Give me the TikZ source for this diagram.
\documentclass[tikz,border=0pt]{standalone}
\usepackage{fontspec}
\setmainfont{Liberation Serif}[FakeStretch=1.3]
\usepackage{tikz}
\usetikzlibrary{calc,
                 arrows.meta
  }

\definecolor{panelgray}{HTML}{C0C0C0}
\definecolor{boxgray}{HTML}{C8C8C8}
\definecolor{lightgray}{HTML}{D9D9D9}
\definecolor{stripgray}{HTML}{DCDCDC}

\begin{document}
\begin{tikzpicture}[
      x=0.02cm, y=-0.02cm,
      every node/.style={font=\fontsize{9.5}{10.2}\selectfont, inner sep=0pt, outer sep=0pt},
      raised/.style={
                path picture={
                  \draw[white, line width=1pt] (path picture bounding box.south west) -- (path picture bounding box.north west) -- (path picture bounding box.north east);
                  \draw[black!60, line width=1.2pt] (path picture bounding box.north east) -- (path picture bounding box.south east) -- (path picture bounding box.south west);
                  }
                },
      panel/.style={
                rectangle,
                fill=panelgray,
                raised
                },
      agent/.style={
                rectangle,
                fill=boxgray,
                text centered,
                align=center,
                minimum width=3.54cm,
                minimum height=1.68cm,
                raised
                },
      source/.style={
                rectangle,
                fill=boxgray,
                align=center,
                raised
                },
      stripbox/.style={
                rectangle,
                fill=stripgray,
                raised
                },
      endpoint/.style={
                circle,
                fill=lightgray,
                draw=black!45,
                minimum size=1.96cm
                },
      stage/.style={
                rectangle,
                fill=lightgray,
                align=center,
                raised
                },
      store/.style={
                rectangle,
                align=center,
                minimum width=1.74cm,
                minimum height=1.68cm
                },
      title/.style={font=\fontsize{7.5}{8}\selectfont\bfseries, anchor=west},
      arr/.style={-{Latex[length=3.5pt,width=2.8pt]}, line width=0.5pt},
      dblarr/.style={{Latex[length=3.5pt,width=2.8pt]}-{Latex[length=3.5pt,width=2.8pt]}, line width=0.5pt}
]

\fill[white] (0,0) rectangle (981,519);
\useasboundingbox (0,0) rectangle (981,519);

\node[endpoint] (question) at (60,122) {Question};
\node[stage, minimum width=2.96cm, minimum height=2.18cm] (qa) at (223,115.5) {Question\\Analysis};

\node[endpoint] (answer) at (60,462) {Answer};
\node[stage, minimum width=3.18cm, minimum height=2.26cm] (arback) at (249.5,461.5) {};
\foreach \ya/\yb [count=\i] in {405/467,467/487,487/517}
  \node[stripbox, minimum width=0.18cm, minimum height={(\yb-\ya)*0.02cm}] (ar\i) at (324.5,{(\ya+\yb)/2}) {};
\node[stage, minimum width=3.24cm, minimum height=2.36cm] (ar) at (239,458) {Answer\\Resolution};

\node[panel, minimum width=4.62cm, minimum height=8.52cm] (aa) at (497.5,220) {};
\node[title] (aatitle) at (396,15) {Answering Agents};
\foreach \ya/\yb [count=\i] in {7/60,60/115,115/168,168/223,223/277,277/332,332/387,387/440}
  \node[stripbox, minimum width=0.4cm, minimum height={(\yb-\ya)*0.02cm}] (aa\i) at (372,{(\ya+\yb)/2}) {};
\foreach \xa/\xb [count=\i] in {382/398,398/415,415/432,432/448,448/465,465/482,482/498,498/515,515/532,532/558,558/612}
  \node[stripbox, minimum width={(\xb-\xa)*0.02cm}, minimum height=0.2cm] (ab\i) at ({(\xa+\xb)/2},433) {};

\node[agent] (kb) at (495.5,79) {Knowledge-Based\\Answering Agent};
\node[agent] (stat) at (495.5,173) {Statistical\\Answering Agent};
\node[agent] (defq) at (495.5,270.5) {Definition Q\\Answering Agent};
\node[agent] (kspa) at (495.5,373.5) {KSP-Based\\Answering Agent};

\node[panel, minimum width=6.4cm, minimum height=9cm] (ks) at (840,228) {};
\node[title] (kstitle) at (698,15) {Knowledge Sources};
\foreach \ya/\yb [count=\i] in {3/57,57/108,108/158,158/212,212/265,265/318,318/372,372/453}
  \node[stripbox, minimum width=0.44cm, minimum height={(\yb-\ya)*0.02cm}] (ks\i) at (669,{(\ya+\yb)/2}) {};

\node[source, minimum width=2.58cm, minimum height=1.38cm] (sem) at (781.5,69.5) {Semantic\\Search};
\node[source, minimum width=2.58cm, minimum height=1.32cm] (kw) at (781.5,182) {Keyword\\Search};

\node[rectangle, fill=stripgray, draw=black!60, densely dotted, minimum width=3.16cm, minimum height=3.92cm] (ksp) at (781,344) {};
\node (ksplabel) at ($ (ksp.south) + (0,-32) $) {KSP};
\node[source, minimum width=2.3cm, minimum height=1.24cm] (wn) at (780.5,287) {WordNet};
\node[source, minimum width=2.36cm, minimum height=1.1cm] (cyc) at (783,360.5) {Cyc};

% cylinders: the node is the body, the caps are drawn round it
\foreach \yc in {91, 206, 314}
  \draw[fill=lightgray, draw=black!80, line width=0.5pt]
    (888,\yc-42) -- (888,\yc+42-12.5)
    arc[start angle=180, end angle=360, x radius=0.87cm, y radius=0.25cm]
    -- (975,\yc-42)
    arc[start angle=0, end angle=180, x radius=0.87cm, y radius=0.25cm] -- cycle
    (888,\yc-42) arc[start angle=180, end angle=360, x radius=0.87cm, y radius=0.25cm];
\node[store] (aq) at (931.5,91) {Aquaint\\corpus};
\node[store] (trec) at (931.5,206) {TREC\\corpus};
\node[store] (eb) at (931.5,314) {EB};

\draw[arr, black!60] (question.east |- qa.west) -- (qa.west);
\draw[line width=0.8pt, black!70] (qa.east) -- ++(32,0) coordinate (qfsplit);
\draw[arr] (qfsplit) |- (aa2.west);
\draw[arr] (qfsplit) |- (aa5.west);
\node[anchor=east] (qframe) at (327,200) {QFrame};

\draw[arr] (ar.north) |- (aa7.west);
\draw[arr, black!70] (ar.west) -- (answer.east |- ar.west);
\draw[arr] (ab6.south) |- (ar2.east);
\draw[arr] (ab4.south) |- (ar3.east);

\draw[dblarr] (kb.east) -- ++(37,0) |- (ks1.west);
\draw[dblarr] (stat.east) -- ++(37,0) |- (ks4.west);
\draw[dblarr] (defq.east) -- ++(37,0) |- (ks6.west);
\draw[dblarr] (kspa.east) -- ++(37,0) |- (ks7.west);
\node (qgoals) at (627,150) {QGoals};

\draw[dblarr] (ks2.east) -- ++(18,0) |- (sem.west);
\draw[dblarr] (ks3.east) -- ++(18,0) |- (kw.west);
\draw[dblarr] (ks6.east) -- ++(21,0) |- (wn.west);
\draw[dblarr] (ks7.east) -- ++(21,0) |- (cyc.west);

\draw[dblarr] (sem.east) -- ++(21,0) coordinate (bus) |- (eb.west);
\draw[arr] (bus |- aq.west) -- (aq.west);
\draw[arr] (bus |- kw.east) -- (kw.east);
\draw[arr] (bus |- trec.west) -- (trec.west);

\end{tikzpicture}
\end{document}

--

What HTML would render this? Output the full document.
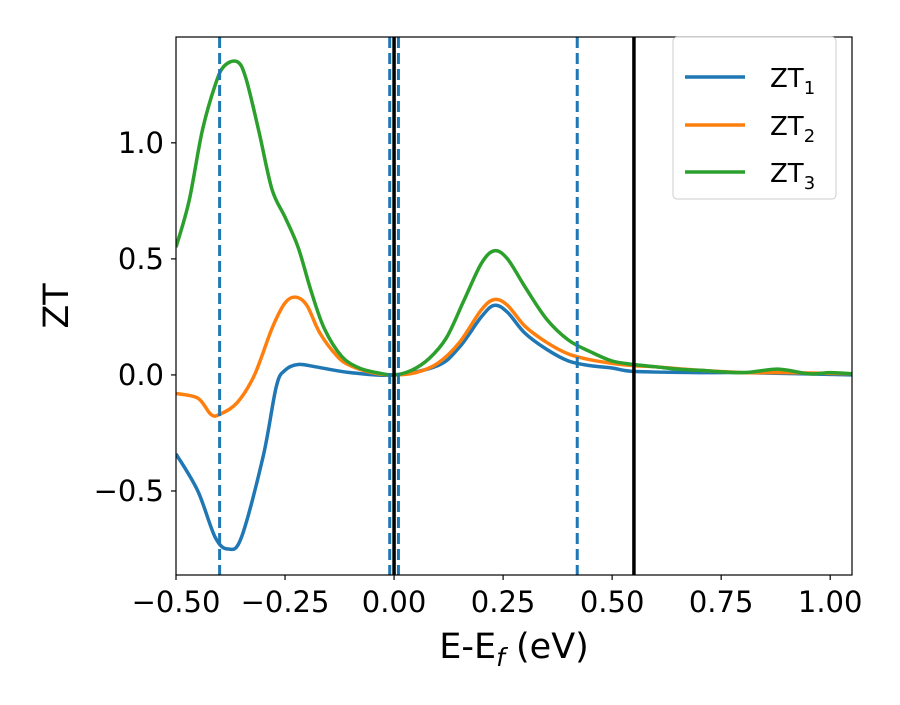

▸ **Goal of the exercise**: Count the lines that include the word "HTML" and state the result as a bare number.

▸ **Response below**: 5